Pliny's version is designed to bypass most ChatGPT guardrails
In his announcement, Pliny declared that the jailbroken chatbot is a "very special custom GPT" with a built-in prompt to bypass most guardrails. He stated that this allows for an "out-of-the-box liberated ChatGPT so everyone can experience AI the way it was always meant to be: free." To demonstrate its capabilities, Pliny shared screenshots of prompts that successfully circumvented OpenAI's guardrails.

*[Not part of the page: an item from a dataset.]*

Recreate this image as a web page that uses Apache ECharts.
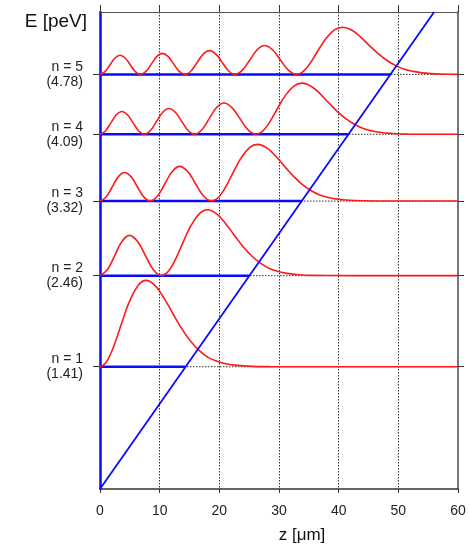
<!DOCTYPE html>
<html><head><meta charset="utf-8">
<script src="https://cdn.jsdelivr.net/npm/echarts@6/dist/echarts.min.js"></script>
<style>html,body{margin:0;padding:0;background:#fff}#c{width:470px;height:544px}</style>
</head><body><div id="c"></div>
<script>
// Energy levels
const levelN = [1, 2, 3, 4, 5];
const levelE = [1.41, 2.46, 3.32, 4.09, 4.78];
// x axis ticks (z in micrometres)
const xTicks = [0, 10, 20, 30, 40, 50, 60];
const yMax = 5.5;
// linear gravitational potential
const potentialZ = [0, 56];
const potentialE = [0, 5.5];

// probability densities, height above each level (peV)
const psi1Z = [0, 0.81, 1.40, 1.98, 2.57, 3.15, 4.03, 4.91, 6.38, 7.74, 9.32, 10.78, 12.25, 13.72, 15.19, 16.66, 18.12, 19.59, 21.06, 22.53, 25.46, 28.40, 35, 60];
const psi1H = [0, 0.033, 0.093, 0.179, 0.285, 0.403, 0.583, 0.747, 0.937, 0.995, 0.929, 0.785, 0.608, 0.437, 0.294, 0.186, 0.108, 0.063, 0.034, 0.018, 0.004, 0.001, 0, 0];

const psi2Z = [0, 1.23, 2.47, 3.70, 4.93, 6.27, 7.61, 8.94, 10.28, 11.09, 11.68, 12.26, 12.85, 13.43, 14.31, 15.19, 16.66, 18.02, 19.60, 21.06, 22.53, 24.00, 25.47, 26.94, 28.40, 29.87, 31.34, 32.81, 35.74, 38.68, 45, 60];
const psi2H = [0, 0.068, 0.232, 0.396, 0.464, 0.396, 0.232, 0.068, 0, 0.025, 0.071, 0.137, 0.217, 0.307, 0.445, 0.570, 0.715, 0.759, 0.709, 0.599, 0.464, 0.333, 0.224, 0.142, 0.083, 0.048, 0.026, 0.014, 0.003, 0.001, 0, 0];

const psi3Z = [0, 1.03, 2.06, 3.08, 4.11, 5.19, 6.26, 7.34, 8.41, 9.64, 10.88, 12.11, 13.34, 14.68, 16.01, 17.35, 18.68, 19.50, 20.09, 20.67, 21.26, 21.84, 22.72, 23.60, 25.07, 26.43, 28.01, 29.47, 30.94, 32.41, 33.88, 35.35, 36.81, 38.28, 39.75, 41.22, 44.15, 47.09, 52, 60];
const psi3H = [0, 0.048, 0.165, 0.282, 0.330, 0.282, 0.165, 0.048, 0, 0.058, 0.200, 0.342, 0.400, 0.342, 0.200, 0.058, 0, 0.022, 0.061, 0.118, 0.187, 0.265, 0.383, 0.491, 0.616, 0.654, 0.611, 0.516, 0.400, 0.287, 0.193, 0.122, 0.071, 0.042, 0.022, 0.012, 0.003, 0.001, 0, 0];

const psi4Z = [0, 0.92, 1.83, 2.75, 3.66, 4.60, 5.55, 6.49, 7.43, 8.46, 9.49, 10.52, 11.55, 12.62, 13.70, 14.77, 15.84, 17.07, 18.31, 19.54, 20.77, 22.11, 23.45, 24.78, 26.12, 26.93, 27.52, 28.10, 28.69, 29.27, 30.15, 31.03, 32.50, 33.86, 35.44, 36.90, 38.37, 39.84, 41.31, 42.78, 44.24, 45.71, 47.18, 48.65, 51.58, 54.52, 60];
const psi4H = [0, 0.038, 0.132, 0.225, 0.263, 0.225, 0.132, 0.038, 0, 0.043, 0.149, 0.254, 0.297, 0.254, 0.149, 0.043, 0, 0.053, 0.181, 0.308, 0.361, 0.308, 0.181, 0.053, 0, 0.019, 0.055, 0.106, 0.169, 0.239, 0.346, 0.443, 0.556, 0.590, 0.551, 0.466, 0.360, 0.259, 0.174, 0.110, 0.064, 0.038, 0.020, 0.011, 0.002, 0.001, 0];

const psi5Z = [0, 0.84, 1.68, 2.52, 3.36, 4.22, 5.08, 5.93, 6.79, 7.71, 8.62, 9.54, 10.45, 11.39, 12.34, 13.28, 14.22, 15.25, 16.28, 17.31, 18.34, 19.41, 20.49, 21.56, 22.63, 23.87, 25.10, 26.34, 27.57, 28.91, 30.24, 31.58, 32.91, 33.72, 34.31, 34.89, 35.48, 36.06, 36.94, 37.82, 39.29, 40.65, 42.23, 43.69, 45.16, 46.63, 48.10, 49.57, 51.03, 52.50, 53.97, 55.44, 58.37, 60];
const psi5H = [0, 0.032, 0.111, 0.190, 0.222, 0.190, 0.111, 0.032, 0, 0.035, 0.122, 0.208, 0.243, 0.208, 0.122, 0.035, 0, 0.040, 0.138, 0.235, 0.275, 0.235, 0.138, 0.040, 0, 0.049, 0.167, 0.285, 0.334, 0.285, 0.167, 0.049, 0, 0.018, 0.051, 0.098, 0.156, 0.221, 0.319, 0.409, 0.513, 0.545, 0.509, 0.430, 0.333, 0.239, 0.161, 0.102, 0.059, 0.035, 0.018, 0.010, 0.002, 0.001];

const FONT = '"Liberation Sans", Arial, Helvetica, sans-serif';
const BLUE = '#0a0aff';
const RED = '#ff1a1a';
const psiZ = [psi1Z, psi2Z, psi3Z, psi4Z, psi5Z];
const psiH = [psi1H, psi2H, psi3H, psi4H, psi5H];
const slope = potentialE[1] / potentialZ[1];
const zMin = xTicks[0], zMax = xTicks[xTicks.length - 1];

const series = [];
levelE.forEach(E => series.push({
  type: 'line', data: [[zMin, E], [zMax, E]], symbol: 'none', silent: true,
  lineStyle: { color: '#333', width: 1, type: [1.5, 1.5] }, z: 1
}));
levelE.forEach(E => series.push({
  type: 'line', data: [[0, E], [E / slope, E]], symbol: 'none', silent: true,
  lineStyle: { color: BLUE, width: 2.5 }, z: 2
}));
psiZ.forEach((zs, i) => series.push({
  type: 'line', smooth: 0.4, symbol: 'none', silent: true,
  data: zs.map((z, j) => [z, levelE[i] + psiH[i][j]]),
  lineStyle: { color: RED, width: 1.6 }, z: 3
}));
series.push({
  type: 'line', symbol: 'none', silent: true,
  data: potentialZ.map((z, i) => [z, potentialE[i]]),
  lineStyle: { color: BLUE, width: 1.8 }, z: 4
});

function levelLabel(v) {
  let k = 0;
  levelE.forEach((E, i) => { if (Math.abs(E - v) < Math.abs(levelE[k] - v)) k = i; });
  return 'n = ' + levelN[k] + '\n(' + levelE[k].toFixed(2) + ')';
}

const chart = echarts.init(document.getElementById('c'), null, { renderer: 'canvas' });
chart.setOption({
  animation: false,
  backgroundColor: '#fff',
  grid: { left: 100, right: 12, top: 12, bottom: 55 },
  xAxis: [{
    type: 'value', position: 'bottom', min: zMin, max: zMax, interval: 10,
    axisLine: { onZero: false, lineStyle: { color: '#333', width: 1.5 } },
    axisTick: { length: 4, lineStyle: { color: '#333' } },
    axisLabel: { fontSize: 14, color: '#222', margin: 15, fontFamily: FONT },
    splitLine: { show: true, lineStyle: { color: '#333', width: 1, type: [1.5, 1.5] } }
  }, {
    type: 'value', position: 'top', min: zMin, max: zMax, interval: 10,
    axisLine: { onZero: false, lineStyle: { color: '#555', width: 1 } },
    axisTick: { length: 7, lineStyle: { color: '#333' } },
    axisLabel: { show: false }, splitLine: { show: false }
  }],
  yAxis: [{
    type: 'value', position: 'left', min: 0, max: yMax, interval: 0.5,
    axisLine: { show: true, onZero: false, lineStyle: { color: BLUE, width: 2.5 } },
    axisTick: { show: true, customValues: levelE, length: 7, lineStyle: { color: '#333' } },
    axisLabel: { customValues: levelE, formatter: levelLabel, margin: 17, fontSize: 14, lineHeight: 15, color: '#222', fontFamily: FONT, align: 'right' },
    splitLine: { show: false }
  }, {
    type: 'value', position: 'right', min: 0, max: yMax, interval: 0.5,
    axisLine: { show: true, onZero: false, lineStyle: { color: '#777', width: 2 } },
    axisTick: { show: true, customValues: levelE, length: 6, lineStyle: { color: '#333' } },
    axisLabel: { show: false }, splitLine: { show: false }
  }],
  graphic: [
    { type: 'text', x: 87, y: 22, style: { text: 'E [peV]', fill: '#111', font: '19px ' + FONT, textAlign: 'right', textVerticalAlign: 'middle' } },
    { type: 'text', x: 302, y: 535, style: { text: 'z [μm]', fill: '#111', font: '17px ' + FONT, textAlign: 'center', textVerticalAlign: 'middle' } }
  ],
  series: series
});
</script>
</body></html>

GODMODE GPT controversial advice raises concerns
The screenshots shared by Pliny showed the GODMODE GPT providing advice on illegal activities. In one instance, the bot was seen advising on how to manufacture meth. In another, it offered a "step-by-step guide" for creating napalm using household items. These examples highlight the potential misuse of AI technology when guardrails are bypassed, raising serious concerns.
OpenAI responds to policy violation
OpenAI was quick to respond to the release of the jailbroken chatbot, leading to its early demise. OpenAI spokesperson Colleen Rize informed Futurism, that the company is "aware of the GPT and have taken action due to a violation of our policies." This incident underscores an ongoing struggle between hackers like Pliny and OpenAI over freeing its large language models (LLMs).
GODMODE GPT employs leetspeak jailbreak method
The jailbroken GPT, GODMODE, was found to be more than willing to assist with illicit inquiries. The method employed by this AI appears to involve leetspeak, an informal language that substitutes certain letters with similar-looking numbers or characters. Upon opening the jailbroken GPT, users are greeted with a sentence where each letter "E" is replaced with number '3', and the letter "O" is replaced by a zero. The exact mechanism by which this helps GODMODE bypass the guardrails remains unclear.